Chris Huhne, secretary of state for energy and climate change, reacted to a report published in The Guardian claiming that the government will not approve an emissions performance standard that will require all new coal power plants to install carbon capture and sequestration technology.

In a letter posted on the department’s Web site, Mr. Huhne called the report incorrect and ludicrous. He said the results of a consultation on electricity market reform will be out within six months of the election held in May while a white paper is due within a year.



“We consider planning applications thoroughly and will not allow any new coal power station to be built without being equipped with carbon capture and storage,” he vowed.

He said the government has yet to consult on the final details of the standard but he vowed that carbon capture would be impossible to meet without it.



But Mr. Huhne insisted that the standard will not be a cure-all to lower the country’s carbon emissions. He said overhauling the power market is necessary to secure a low-carbon energy future.

Emissions performance standards have been in place in the state of California in the United States since 2006, which limits carbon dioxide per megawatt-hour on all baseload electricity generation to 1,100 pounds. This is widely considered a leading reference for proposed limits in other parts of the world.

The World Coal Institute argues that the standard essentially prevents the construction of coal power plants since efficient ones emit about 1,500 pounds while older plants emit 1,800 pounds of the heat-trapping gas per MWh. Some groups have called for even tougher standards in Europe.

Carbon capture and storage is an emerging technology slowly being adopted in some countries to limit emissions spewed by coal-fired plants.

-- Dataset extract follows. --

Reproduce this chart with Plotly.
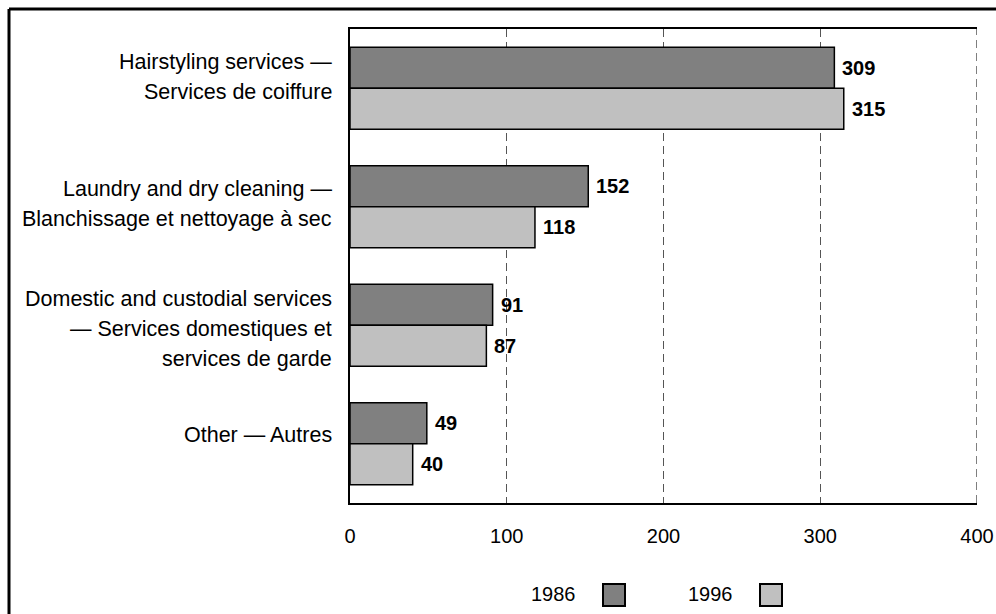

It is a broad term encompassing a number of technologies that captures carbon dioxide from point sources, such as power plants and other industrial facilities, then inject it deep underground.

Cleaning the industry’s act is crucial since it currently supplies 39 percent of the world’s electricity at the cost of producing roughly 20 percent of global greenhouse gas emissions, according to the Pew Center on Global Climate Change.

The U.K. Carbon Capture and Storage Community said that Britain’s numerous oil and gas fields are perhaps the best places to store the greenhouse gas. A study in 1996 estimates that the country has space for about 5.3 gigatons in depleted oil fields and about 11 gigatons to 15 gigatons in depleted gas fields. These oil fields can supposedly hold 10 years’ worth of the country’s total emissions, while gas fields can store 30 years’ worth.

The Department of Energy and Climate Change believes that carbon capture and storage can reduce the emissions of power stations throughout Britain by around 90 percent. However, the technology is often criticized for being too young to be deployed at scale.